Empat tahun yang lalu, aku tak pernah berpikir untuk mengenalmu lebih jauh. Kupikir kita hanya sebatas teman, tidak lebih. Dua tahun berselang, aku merasa bahwa ternyata aku salah. Memang ketika itu aku belum tahu siapa dirimu yang sebenarnya. Tapi, entah kenapa setiap kali aku melihatmu seolah-olah pancaran kebahagiaan mengisi setiap ruang di hatiku. Hanya dengan melihatmu tersenyum saja aku bisa merasa tenang. Dan aku benar-benar merasa luluh saat untuk kali pertamanya, aku bisa menatap jauh ke dalam bola matamu. Hangat rasanya. Tapi, tiba-tiba saja hatiku merasa pilu saat kau palingkan wajahmu. Untuk sesaat kau telah berikan harapan baru bagiku. Tapi, seketika itu pulalah kau sirnakan harapan itu. Aku merasa bimbang, tak tahu harus bagaimana. Aku mencoba untuk mengabaikan setiap perasaan bahagia yang datang menyergapku tatkala kau ada di sampingku. Namun, seolah perasaan itu telah membekas terlalu dalam hingga akhirnya aku tak mampu menahannya lagi. Ku coba untuk ungkapkan perasaanku lewat kata-kata tapi justru kau abaikan itu semua. Ku tak pernah menyangka bahwa kelak hari esok kan berubah. Lemah, hanya itu yang bisa aku gambarkan. Aku bahkan kehilangan keberanianku untukn berjalan di hadapanmu setelah kau campakkan perasaanku. Aku mencoba menepis setiap keinginanku untuk melihatmu tapi aku tak sanggup. Hari demi hari ku lalui namun perasaan itu tak kunjung hilang malah semakin bertambah.
Aku mencoba untuk memperbaiki kesalahanku tapi kau malah mengata-ngataiku.
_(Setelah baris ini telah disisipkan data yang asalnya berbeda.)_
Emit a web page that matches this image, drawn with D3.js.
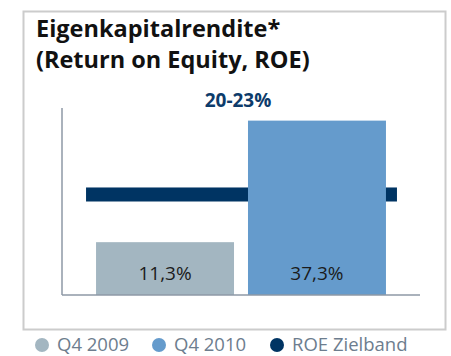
<!DOCTYPE html>
<html>
<head>
<meta charset="utf-8">
<script src="https://cdn.jsdelivr.net/npm/d3@7"></script>
<style>
  html, body { margin: 0; padding: 0; background: #fff; }
  svg { display: block; font-family: "Open Sans", "Noto Sans", sans-serif; }
</style>
</head>
<body>
<svg id="chart" width="451" height="356"></svg>
<script>
// Return on equity, Q4 2009 vs Q4 2010, with the target band
const categories = ["Q4 2009", "Q4 2010"];
const roeValues = [11.3, 37.3];
const targetBand = [20, 23];
const targetLabel = "20-23%";
const yDomain = [0, 40];
const titleLines = ["Eigenkapitalrendite*", "(Return on Equity, ROE)"];
const legendNames = ["Q4 2009", "Q4 2010", "ROE Zielband"];

const barColors = ["#a3b6c1", "#659bcc"];
const bandColor = "#003463";
const legendColors = [barColors[0], barColors[1], bandColor];

const svg = d3.select("#chart");

// German number format: decimal comma
const de = d3.formatLocale({ decimal: ",", thousands: ".", grouping: [3], currency: ["", " €"] });
const fmt = v => de.format(".1f")(v) + "%";

// Panel frame
svg.append("rect")
  .attr("x", 23.5).attr("y", 11.5)
  .attr("width", 422).attr("height", 318)
  .attr("fill", "#fff")
  .attr("stroke", "#cccccc")
  .attr("stroke-width", 2);

// Title
const title = svg.append("text")
  .attr("font-size", 23.5).attr("font-weight", 700)
  .attr("fill", "#111");
titleLines.forEach((t, i) => {
  title.append("tspan").attr("x", 36).attr("y", 37 + i * 31).text(t);
});

// Scales
const x = d3.scaleBand()
  .domain(categories)
  .range([62, 420])
  .paddingInner(0.092)
  .paddingOuter(0.224);

const y = d3.scaleLinear()
  .domain(yDomain)
  .range([295, 108]);

const g = svg.append("g");

// Bars
g.selectAll("rect.bar")
  .data(categories)
  .join("rect")
  .attr("class", "bar")
  .attr("x", d => x(d))
  .attr("width", x.bandwidth())
  .attr("y", (d, i) => y(roeValues[i]))
  .attr("height", (d, i) => y(0) - y(roeValues[i]))
  .attr("fill", (d, i) => barColors[i]);

// Target band (20-23%), drawn behind the second bar
const bandX0 = x(categories[0]) - 10;
const bandX1 = x(categories[1]) + x.bandwidth() + 11;
g.insert("rect", "rect.bar:nth-of-type(2)")
  .attr("x", bandX0)
  .attr("width", bandX1 - bandX0)
  .attr("y", y(targetBand[1]))
  .attr("height", y(targetBand[0]) - y(targetBand[1]))
  .attr("fill", bandColor);

// Value labels inside bars
g.selectAll("text.val")
  .data(categories)
  .join("text")
  .attr("class", "val")
  .attr("x", d => x(d) + x.bandwidth() / 2)
  .attr("y", y(0) - 15)
  .attr("text-anchor", "middle")
  .attr("font-size", 19)
  .attr("fill", "#1b1b1b")
  .text((d, i) => fmt(roeValues[i]));

// Axis lines
const axisColor = "#8e98a6";
g.append("line")
  .attr("x1", 62).attr("x2", 62)
  .attr("y1", y(yDomain[1])).attr("y2", y(0))
  .attr("stroke", axisColor).attr("stroke-width", 1.5);
g.append("line")
  .attr("x1", x.range()[0]).attr("x2", x.range()[1])
  .attr("y1", y(0)).attr("y2", y(0))
  .attr("stroke", axisColor).attr("stroke-width", 1.5);

// Target band label
svg.append("text")
  .attr("x", (x.range()[0] + x.range()[1]) / 2 - 3)
  .attr("y", 107)
  .attr("text-anchor", "middle")
  .attr("font-size", 19).attr("font-weight", 700)
  .attr("fill", "#0d3b6a")
  .text(targetLabel);

// Legend
const legendX = [42, 159, 277];
const legend = svg.selectAll("g.leg")
  .data(legendNames)
  .join("g")
  .attr("class", "leg")
  .attr("transform", (d, i) => `translate(${legendX[i]},345)`);
legend.append("circle")
  .attr("r", 7)
  .attr("fill", (d, i) => legendColors[i]);
legend.append("text")
  .attr("x", 15).attr("y", 6)
  .attr("font-size", 18.5)
  .attr("fill", "#6d7d8e")
  .text(d => d);
</script>
</body>
</html>
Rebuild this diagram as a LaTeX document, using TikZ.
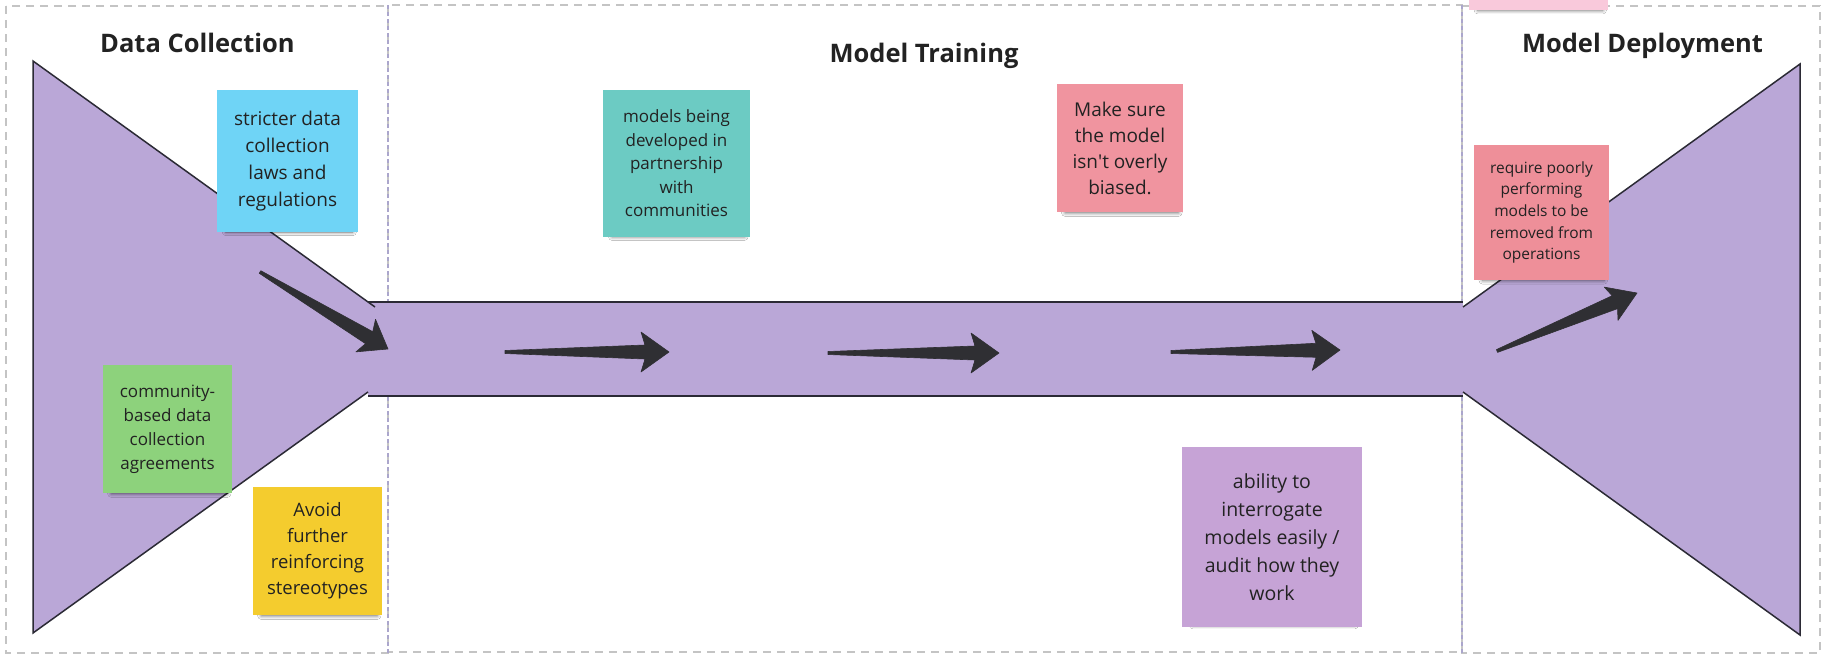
\documentclass[tikz,border=0pt]{standalone}
\usepackage{fontspec}
\setmainfont{Open Sans}
\usetikzlibrary{calc,shadows.blur}
\definecolor{funnelc}{HTML}{BAA7D7}
\definecolor{edgec}{HTML}{2B2A35}
\definecolor{arrowfill}{HTML}{2F2F33}
\definecolor{txt}{HTML}{222222}
\definecolor{framegray}{HTML}{C4C4C4}
\definecolor{divc}{HTML}{ABA6CC}
\definecolor{bluec}{HTML}{6FD4F6}
\definecolor{tealc}{HTML}{6CCBC3}
\definecolor{pinkc}{HTML}{F0949F}
\definecolor{redc}{HTML}{EE8F99}
\definecolor{greenc}{HTML}{8DD27C}
\definecolor{yellowc}{HTML}{F4CC2E}
\definecolor{purplec}{HTML}{C6A3D6}
\definecolor{lpinkc}{HTML}{F9C9DB}
\tikzset{
  sticky/.style={rectangle, inner sep=0pt, align=center, text=txt,
    blur shadow={shadow xshift=2pt, shadow yshift=-8pt, shadow blur radius=4pt, shadow opacity=60, shadow scale=0.9}},
  heading/.style={font=\fontsize{25.5}{30}\selectfont\bfseries, text=txt, anchor=base},
  frameline/.style={draw=framegray, line width=1.2pt, dash pattern=on 8pt off 6pt},
  divline/.style={draw=divc, line width=1.2pt, dash pattern=on 4pt off 3pt},
  outlinec/.style={draw=edgec, line width=1.5pt, line join=miter},
}
% tail, tip, head length, head half width, join length
\newcommand\taparrow[5]{%
  \coordinate (hb) at ($(#2)!#3!(#1)$);
  \coordinate (hj) at ($(#2)!#5!(#1)$);
  \filldraw[fill=arrowfill, draw=arrowfill, line width=0.6pt, line join=round]
    ($(#1)!1.5pt!90:(#2)$) -- ($(hj)!7pt!90:(#2)$) -- ($(hb)!#4!90:(#2)$) -- (#2)
    -- ($(hb)!#4!-90:(#2)$) -- ($(hj)!7pt!-90:(#2)$) -- ($(#1)!1.5pt!-90:(#2)$) -- cycle;
}
\begin{document}
\begin{tikzpicture}[x=1pt,y=-1pt]
\useasboundingbox (0,0) rectangle (1824,656);
\fill[white] (0,0) rectangle (1824,656);
% frames
\draw[frameline] (6,6) rectangle (388,653);
\draw[frameline] (388,5) rectangle (1462,652);
\draw[frameline] (1462,6) rectangle (1820,653);
\draw[divline] (388,5) -- (388,653);
\draw[divline] (1462,5) -- (1462,653);
% headings
\node[heading] (h1) at (197.5,52.5) {Data Collection};
\node[heading] (h2) at (924,62) {Model Training};
\node[heading] (h3) at (1642.5,52.5) {Model Deployment};
% funnel fills
\fill[funnelc] (33,61) -- (375,307) -- (368,392) -- (33,633) -- cycle;
\fill[funnelc] (368,302) rectangle (1463,396);
\fill[funnelc] (1800,64) -- (1800,635) -- (1463,392) -- (1463,307) -- cycle;
% funnel outlines
\draw[outlinec] (375,307) -- (33,61) -- (33,633) -- (368,392);
\draw[outlinec] (368,302) -- (1463,302);
\draw[outlinec] (368,396) -- (1463,396);
\draw[outlinec] (1463,307) -- (1800,64) -- (1800,635) -- (1463,392);
% arrows
\coordinate (a0t) at (260,272); \coordinate (a0h) at (388,349);
\coordinate (a1t) at (505,352); \coordinate (a1h) at (669,352);
\coordinate (a2t) at (828,353); \coordinate (a2h) at (999,353);
\coordinate (a3t) at (1171,352); \coordinate (a3h) at (1340,350);
\coordinate (a4t) at (1497,351); \coordinate (a4h) at (1637,293);
\taparrow{a0t}{a0h}{26pt}{19pt}{22pt}
\taparrow{a1t}{a1h}{28pt}{20pt}{24pt}
\taparrow{a2t}{a2h}{28pt}{20pt}{24pt}
\taparrow{a3t}{a3h}{28pt}{20pt}{24pt}
\taparrow{a4t}{a4h}{28pt}{18pt}{24pt}
% sticky notes
\node[sticky, fill=lpinkc, minimum width=139pt, minimum height=138pt] (s8) at (1538.5,-59) {};
\node[sticky, fill=bluec, minimum width=141pt, minimum height=142pt, font=\fontsize{19}{27}\selectfont] (s1) at (287.5,161) {stricter data\\collection\\laws and\\regulations};
\node[sticky, fill=tealc, minimum width=147pt, minimum height=147pt, font=\fontsize{17}{23.5}\selectfont] (s2) at (676.5,163.5) {models being\\developed in\\partnership\\with\\communities};
\node[sticky, fill=pinkc, minimum width=126pt, minimum height=128pt, font=\fontsize{19}{26}\selectfont] (s3) at (1120,148) {Make sure\\the model\\isn\textquotesingle t overly\\biased.};
\node[sticky, fill=redc, minimum width=135pt, minimum height=135pt, font=\fontsize{15.5}{21.7}\selectfont] (s4) at (1541.5,212.5) {require poorly\\performing\\models to be\\removed from\\operations};
\node[sticky, fill=greenc, minimum width=129pt, minimum height=128pt, font=\fontsize{17}{24}\selectfont] (s5) at (167.5,429) {community-\\based data\\collection\\agreements};
\node[sticky, fill=yellowc, minimum width=129pt, minimum height=128pt, font=\fontsize{18.5}{26}\selectfont] (s6) at (317.5,551) {Avoid\\further\\reinforcing\\stereotypes};
\node[sticky, fill=purplec, minimum width=180pt, minimum height=180pt, font=\fontsize{19.5}{28}\selectfont] (s7) at (1272,537) {ability to\\interrogate\\models easily /\\audit how they\\work};
\end{tikzpicture}
\end{document}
Aku merasa benar-banar terpukul. Dan ketika itu, hatiku benar-benar rapuh serapuh embun pagi. Aku memaklumimu karena memang akulah yang salah. Tak sepantasnya aku mengungkapkan perasaanku padamu. Aku mencoba untuk tersenyum, menganggap bahwa seolah-olah tak ada yang terjadi padaku. Perlahan-lahan aku mulai memahami dirimu. Dan entah kenapa, aku masih saja menunggumu meski ku tahu kau tak pernah mengharapkanku ada di sini bersamamu. Kurasa memang itulah resikonya.
Lambat laun aku mulai mengetahui bahwa hatimu telah ada yang memiliki. Aku bisa merasakan jantungku berdentum keras tapi aku mencoba menyembunyikannya. Jujur, aku sangat terkejut. Tapi kurasa, dia mungkin memang lebih baik dariku, lebih pantas untuk memilikimu. Aku hampir saja meneteskan air mataku tapi itu hanya sia-sia, tak akan mengubah apapun. Aku bisa memahami bahwa memang diriku tak pantas untuk kau cintai, perasaanku tak pantas untuk kau hargai.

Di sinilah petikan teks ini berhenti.